Psychodrama is a amplification method I utilize in analysis to help my analysands become more creative in their day to day living. It is a useful method for amplifying, interpreting, clarifying, and experiencing conscious and unconscious motivations. Psychodrama seeks to integrate all levels of a human being: their thinking, their intellect, their imagination, their emotions, their body, and their actions. In many ways, I experience psychodrama as a way to bring a dream, or the underlying essence of a dream into waking life.

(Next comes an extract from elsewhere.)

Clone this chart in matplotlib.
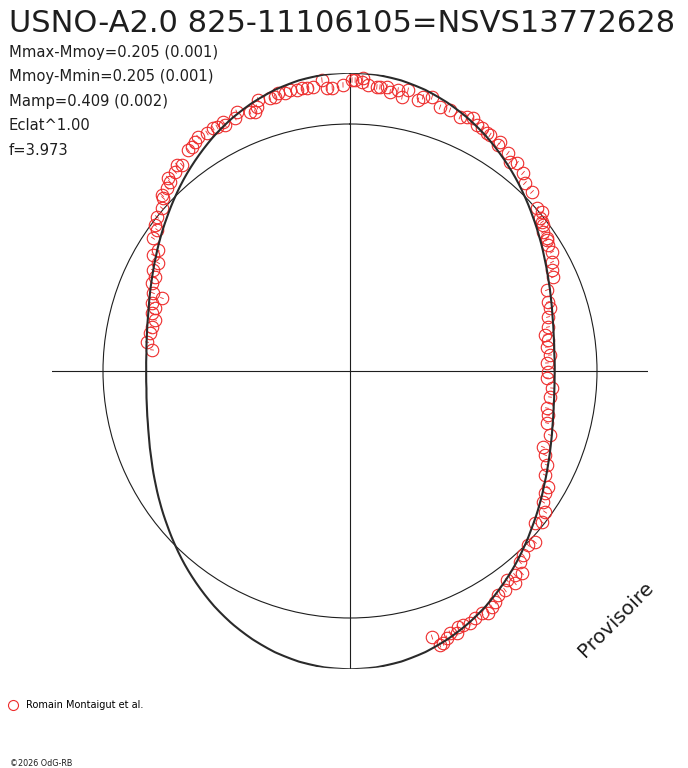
import numpy as np
import matplotlib.pyplot as plt

# texts
title = "USNO-A2.0 825-11106105=NSVS13772628"
info_lines = ["Mmax-Mmoy=0.205 (0.001)", "Mmoy-Mmin=0.205 (0.001)",
              "Mamp=0.409 (0.002)", "Eclat^1.00", "f=3.973"]
observer = "Romain Montaigut et al."
credit = "\u00a92026 OdG-RB"
stamp = "Provisoire"

# fitted light curve: phase (0..1, every 5 deg) and mag offset from the mean
fit_phase = np.linspace(0, 1, 73)
fit_dmag = [0.205, 0.202, 0.193, 0.178, 0.157, 0.132, 0.103, 0.070, 0.036, 0.000,
            -0.036, -0.070, -0.103, -0.132, -0.157, -0.178, -0.193, -0.202, -0.204,
            -0.202, -0.193, -0.178, -0.157, -0.132, -0.103, -0.070, -0.036, 0.000,
            0.036, 0.070, 0.103, 0.132, 0.157, 0.178, 0.193, 0.202, 0.205,
            0.202, 0.193, 0.178, 0.157, 0.132, 0.103, 0.070, 0.036, 0.000,
            -0.036, -0.070, -0.103, -0.133, -0.159, -0.181, -0.196, -0.206, -0.209,
            -0.206, -0.196, -0.181, -0.159, -0.133, -0.103, -0.070, -0.036, 0.000,
            0.036, 0.070, 0.103, 0.132, 0.157, 0.178, 0.193, 0.202, 0.205]

# observations (phase, mag offset)
obs_phase = [0.7669, 0.7725, 0.7800, 0.7847, 0.7908, 0.7953, 0.7997, 0.8025, 0.8089, 0.8100,
             0.8167, 0.8214, 0.8253, 0.8317, 0.8347, 0.8394, 0.8444, 0.8506, 0.8522, 0.8572,
             0.8636, 0.8689, 0.8697, 0.8750, 0.8789, 0.8797, 0.8853, 0.8889, 0.8911, 0.8994,
             0.9022, 0.9053, 0.9083, 0.9139, 0.9183, 0.9206, 0.9253, 0.9250, 0.9322, 0.9344,
             0.9414, 0.9442, 0.9461, 0.9481, 0.9547, 0.9575, 0.9597, 0.9633, 0.9667, 0.9703,
             0.9733, 0.9761, 0.9794, 0.9847, 0.9872, 0.9900, 0.9961,
             0.0011, 0.0028, 0.0067, 0.0100, 0.0150, 0.0069, 0.0167, 0.0206, 0.0227, 0.0269,
             0.0299, 0.0324, 0.0392, 0.0414, 0.0463, 0.0523, 0.0582, 0.0650, 0.0687, 0.0720,
             0.0758, 0.0792, 0.0831, 0.0852, 0.0922, 0.0925, 0.0998, 0.1040, 0.1077, 0.1143,
             0.1193, 0.1263, 0.1359, 0.1399, 0.1421, 0.1450, 0.1469, 0.1507, 0.1555, 0.1566,
             0.1598, 0.1653, 0.1713, 0.1762, 0.1810, 0.1879, 0.1966, 0.2014, 0.2076, 0.2152,
             0.2209, 0.2253, 0.2307, 0.2373, 0.2435, 0.2508, 0.2556, 0.2634, 0.2706, 0.2796,
             0.2848, 0.2911, 0.2993, 0.3097, 0.3147, 0.3209, 0.3280, 0.3344, 0.3390, 0.3449,
             0.3496, 0.3561, 0.3595, 0.3688, 0.3732, 0.3799, 0.3843, 0.3878, 0.3918, 0.3975,
             0.3948, 0.4020, 0.4071, 0.4108, 0.4138, 0.4175, 0.4205, 0.4254, 0.4293, 0.4334,
             0.4365, 0.4383, 0.4420, 0.4445, 0.4476, 0.4495, 0.4524]
obs_dmag = [-0.234, -0.202, -0.210, -0.214, -0.221, -0.196, -0.203, -0.179, -0.220, -0.166,
            -0.142, -0.143, -0.119, -0.124, -0.084, -0.092, -0.042, -0.036, -0.015, 0.000,
            0.008, 0.033, 0.045, 0.051, 0.060, 0.078, 0.077, 0.093, 0.080, 0.113,
            0.113, 0.122, 0.132, 0.127, 0.132, 0.128, 0.120, 0.134, 0.128, 0.146,
            0.127, 0.120, 0.136, 0.160, 0.153, 0.152, 0.164, 0.157, 0.164, 0.159,
            0.162, 0.160, 0.161, 0.183, 0.151, 0.150, 0.160,
            0.178, 0.178, 0.171, 0.161, 0.157, 0.187, 0.158, 0.161, 0.144, 0.156,
            0.132, 0.162, 0.134, 0.150, 0.159, 0.132, 0.134, 0.124, 0.135, 0.141,
            0.124, 0.122, 0.115, 0.114, 0.097, 0.112, 0.093, 0.069, 0.083, 0.068,
            0.042, 0.036, 0.005, 0.010, -0.014, -0.018, -0.022, -0.041, -0.042, -0.047,
            -0.055, -0.057, -0.080, -0.097, -0.108, -0.161, -0.178, -0.178, -0.201, -0.214,
            -0.238, -0.227, -0.238, -0.226, -0.245, -0.240, -0.245, -0.214, -0.220, -0.227,
            -0.214, -0.209, -0.176, -0.190, -0.164, -0.134, -0.121, -0.080, -0.077, -0.062,
            -0.028, -0.012, -0.034, 0.021, 0.008, 0.024, 0.038, 0.078, 0.066, 0.062,
            0.091, 0.090, 0.090, 0.108, 0.118, 0.131, 0.119, 0.124, 0.133, 0.128,
            0.128, 0.148, 0.138, 0.152, 0.165, 0.168, 0.130]
obs_err = 0.01  # typical mag error, drawn as the short dash inside each circle

W, H = 688, 768
red = '#ee2c2c'
ink = '#1e1e1e'


def fx(px):
    return px / W


def fy(py):
    return 1 - py / H


# radius = flux ratio to the mean
def to_r(dmag):
    return 10 ** (0.4 * np.asarray(dmag))


fig = plt.figure(figsize=(W / 100, H / 100), dpi=100)
ax = fig.add_axes([fx(52), fy(371 + 298), 596 / W, 596 / H], projection='polar')
ax.set_theta_zero_location('N')
ax.set_theta_direction(-1)

theta_obs = 2 * np.pi * np.asarray(obs_phase)
r_obs = to_r(obs_dmag)
ax.errorbar(theta_obs, r_obs, yerr=r_obs * (10 ** (0.4 * obs_err) - 1), fmt='none',
            ecolor=red, elinewidth=0.6, capsize=0, zorder=2)
obs_line, = ax.plot(theta_obs, r_obs, 'o', ms=9, mfc='none', mec=red, mew=0.8,
                    zorder=2, clip_on=False)
fit_line, = ax.plot(2 * np.pi * fit_phase, to_r(fit_dmag), color='#2a2a2a', lw=1.5,
                    zorder=3)
# let the polar transform bend the segments between the fit nodes
fit_line.get_path()._interpolation_steps = 10

ax.set_rlim(0, 298 / 247)
ax.set_rgrids([1.0], labels=[''])
ax.set_thetagrids([0, 90, 180, 270], labels=[''] * 4)
ax.grid(True, color=ink, lw=0.8)
ax.spines['polar'].set_visible(False)
ax.patch.set_visible(False)

fig.text(fx(9), fy(32), title, fontsize=22, color=ink, va='baseline')
for i, line in enumerate(info_lines):
    fig.text(fx(9), fy(57 + 24.5 * i), line, fontsize=10.6, color=ink, va='baseline')

fig.text(fx(616), fy(619), stamp, fontsize=14.5, color=ink, rotation=45,
         ha='center', va='center')

fig.legend([obs_line], [observer], loc='center left', bbox_to_anchor=(fx(8), fy(705)),
           frameon=False, fontsize=7, markerscale=0.8, handlelength=1.0,
           handletextpad=0.9, borderpad=0, borderaxespad=0)

fig.text(fx(10), fy(766), credit, fontsize=5.8, color=ink, va='baseline')

fig.savefig('out.png', dpi=100)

Under my guidance as analyst, likened in the psychodrama to a director, the method involves improvisational dramatic action. The script for this drama is "written", moment by moment, out of the purposes and concerns of my analysand, their conflict, their memory, or perhaps their dreamscape. Together we use minimal props and take active parts in the drama so that we bring the emerging motivations, emotions, or understandings as close to life as possible. In this way, the analysand may generate and practice new behaviours, uncover latent affects, and explore ways of being. Psychodrama offers an opportunity to test out new understandings for their impact before they attempt to do this in their actual work or life situation. The consequences of the psychodrama are experienced and analyzed so that new decisions can be made as to how to integrate the expanded understanding.

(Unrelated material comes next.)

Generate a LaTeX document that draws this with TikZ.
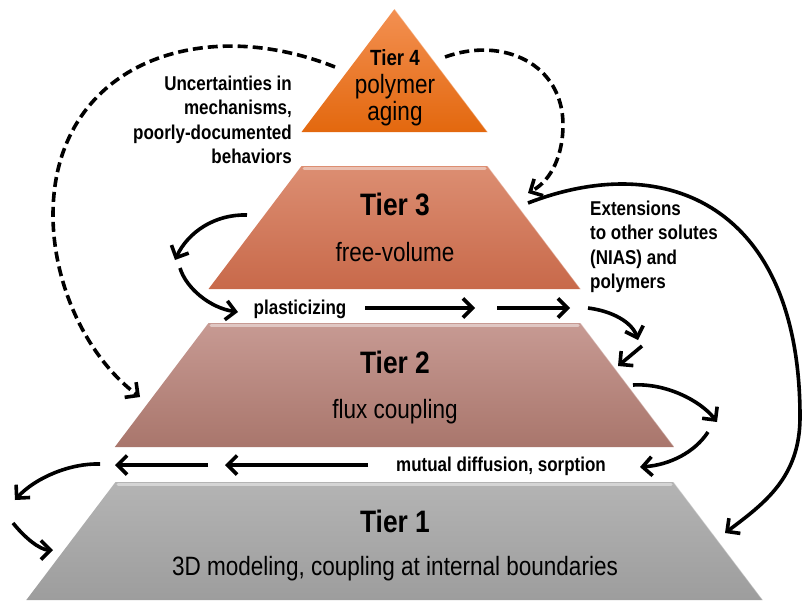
\documentclass[tikz,border=0pt]{standalone}
\usepackage{fontspec}
\setmainfont{Liberation Sans}[FakeStretch=0.85]
\usetikzlibrary{arrows.meta}
\definecolor{tfourtop}{HTML}{F39052}
\definecolor{tfourbot}{HTML}{E3680E}
\definecolor{tthreetop}{HTML}{DC8E72}
\definecolor{tthreebot}{HTML}{C8694A}
\definecolor{ttwotop}{HTML}{C79A93}
\definecolor{ttwobot}{HTML}{A9766C}
\definecolor{tonetop}{HTML}{B4B4B4}
\definecolor{tonebot}{HTML}{9D9D9D}
\begin{document}
\begin{tikzpicture}[x=1pt,y=-1pt,
  conn/.style={line width=3.6pt, -{Straight Barb[length=9.5pt,width=19pt]}},
  dconn/.style={conn, dash pattern=on 10pt off 5pt},
  lbl/.style={font=\bfseries\fontsize{20}{24.5}\selectfont, inner sep=0pt},
  tiertitle/.style={font=\bfseries\fontsize{31}{36}\selectfont, inner sep=0pt, anchor=base},
  tiertext/.style={font=\fontsize{26.5}{27.5}\selectfont, inner sep=0pt, anchor=base},
  bevel/.style={draw=white, draw opacity=0.45, line width=3pt, line cap=round},
  sideedge/.style={draw=white, draw opacity=0.35, line width=1pt},
]
\useasboundingbox (0,0) rectangle (802,600);

% ---- slabs ----
\shade[top color=tfourtop, bottom color=tfourbot]
  (394.5,9) -- (487.5,132) -- (301.5,132) -- cycle;
\shade[top color=tthreetop, bottom color=tthreebot]
  (301.5,166) -- (487.5,166) -- (580.5,289) -- (208.5,289) -- cycle;
\shade[top color=ttwotop, bottom color=ttwobot]
  (208.5,323) -- (580.5,323) -- (674.2,447) -- (114.8,447) -- cycle;
\shade[top color=tonetop, bottom color=tonebot]
  (115.5,482) -- (673.5,482) -- (762.7,600) -- (26.3,600) -- cycle;

% bevel highlights
\draw[bevel] (304,168) -- (485,168);
\draw[bevel] (211,325) -- (578,325);
\draw[bevel] (118,484) -- (671,484);
\draw[sideedge] (487.5,166) -- (580.5,289);
\draw[sideedge] (580.5,323) -- (674.2,447);
\draw[sideedge] (673.5,482) -- (762.7,600);
\draw[sideedge] (394.5,9) -- (487.5,132);

% ---- tier texts ----
\node[tiertitle, font=\bfseries\fontsize{22}{26}\selectfont] (t4title) at (395,65) {Tier 4};
\node[tiertext] (t4texta) at (395,93) {polymer};
\node[tiertext] (t4textb) at (395,120) {aging};
\node[tiertitle] (t3title) at (395,215) {Tier 3};
\node[tiertext] (t3text) at (395,261) {free-volume};
\node[tiertitle] (t2title) at (395,373) {Tier 2};
\node[tiertext] (t2text) at (395,418) {flux coupling};
\node[tiertitle] (t1title) at (395,532) {Tier 1};
\node[tiertext] (t1text) at (395,575) {3D modeling, coupling at internal boundaries};

% ---- side labels ----
\node[lbl, anchor=base east, align=right] (unc) at (292,163.5)
  {Uncertainties in\\mechanisms,\\poorly-documented\\behaviors};
\node[lbl, anchor=base west, align=left] (ext) at (590,288.5)
  {Extensions\\to other solutes\\(NIAS) and\\polymers};
\node[lbl, anchor=base] (plast) at (300,314) {plasticizing};
\node[lbl, anchor=base] (mutual) at (501,471) {mutual diffusion, sorption};

% ---- arrow end points ----
\coordinate (pa1s) at (365,308);
\coordinate (pa1e) at (475,308);
\coordinate (pa2s) at (497,308);
\coordinate (pa2e) at (570,308);
\coordinate (ma1s) at (368,465);
\coordinate (ma1e) at (225,465);
\coordinate (ma2s) at (208,465);
\coordinate (ma2e) at (115,465);

\coordinate (la1s) at (247,215);
\coordinate (la1e) at (175,260);
\coordinate (la2s) at (180,268);
\coordinate (la2e) at (238,312);

\coordinate (ra1s) at (588,308);
\coordinate (ra1e) at (638,340);
\coordinate (ra2s) at (642,346);
\coordinate (ra2e) at (618,366);
\coordinate (ra3s) at (633,385);
\coordinate (ra3e) at (717,422);
\coordinate (ra4s) at (708,432);
\coordinate (ra4e) at (640,467);

\coordinate (ba1s) at (100,464);
\coordinate (ba1e) at (15,500);
\coordinate (ba2s) at (13,523);
\coordinate (ba2e) at (53,550);

\coordinate (bigs) at (528,203);
\coordinate (bigm) at (800,417);
\coordinate (bige) at (725,533);

\coordinate (dls) at (335,67);
\coordinate (dlm) at (53,215);
\coordinate (dle) at (140,397);
\coordinate (drs) at (445,57);
\coordinate (drm) at (563,125);
\coordinate (dre) at (528,193);

% ---- straight arrows ----
\draw[conn] (pa1s) -- (pa1e);
\draw[conn] (pa2s) -- (pa2e);
\draw[conn] (ma1s) -- (ma1e);
\draw[conn] (ma2s) -- (ma2e);

% ---- curved arrows ----
\draw[conn] (la1s) .. controls (215,214) and (188,232) .. (la1e);
\draw[conn] (la2s) .. controls (186,288) and (210,308) .. (la2e);
\draw[conn] (ra1s) .. controls (612,311) and (632,322) .. (ra1e);
\draw[conn] (ra2s) -- (ra2e);
\draw[conn] (ra3s) .. controls (665,383) and (700,400) .. (ra3e);
\draw[conn] (ra4s) .. controls (695,452) and (670,465) .. (ra4e);
\draw[conn] (ba1s) .. controls (70,463) and (35,478) .. (ba1e);
\draw[conn] (ba2s) .. controls (25,538) and (40,550) .. (ba2e);

\draw[conn] (bigs) .. controls (667.5,149) and (800,207) .. (bigm)
                   .. controls (800,477) and (765,503) .. (bige);

% ---- dashed arcs ----
\draw[dconn] (dls) .. controls (197,12) and (53,67) .. (dlm)
                   .. controls (53,283) and (85.6,356) .. (dle);
\draw[dconn] (drs) .. controls (503,36) and (563,64) .. (drm)
                   .. controls (563,153) and (552.6,179.8) .. (dre);
\end{tikzpicture}
\end{document}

My experience both as participant in my own psychodramas or as facilitator in my work as analyst have convinced me that the method can move us very fully into a subjective world without judgement. Long frustrated desires or fears can be enacted and greater freedom from stuck patterns experienced. Old agendas can be completed, including grieving, trauma, or celebration. Imagination and intuition are enhanced and developed. Possible futures are enjoyed and can be tested when brought to life on the psychodrama stage. Fresh understanding of significant relationships can be gained. Dreams, myths and wishes become concrete for a time, are witnessed, and shared. All these possible effects serve an expansion of consciousness and foster increased autonomy, authenticity, and authority in one's own life.
Psychodrama in analysis encourages spontaneity and freshness. I experience this method as assisting individuals to achieve their goals and realise the wisdom of their dreams. As an analyst facilitating psychodrama, I am humbled and honoured to witness the unfolding process of the self-regulating and self-healing mechanisms in the psyche.
To keep my work in psychodrama fresh, I participate in a regular psychodrama supervision group with other analysts and therapists, facilitated by Liz White.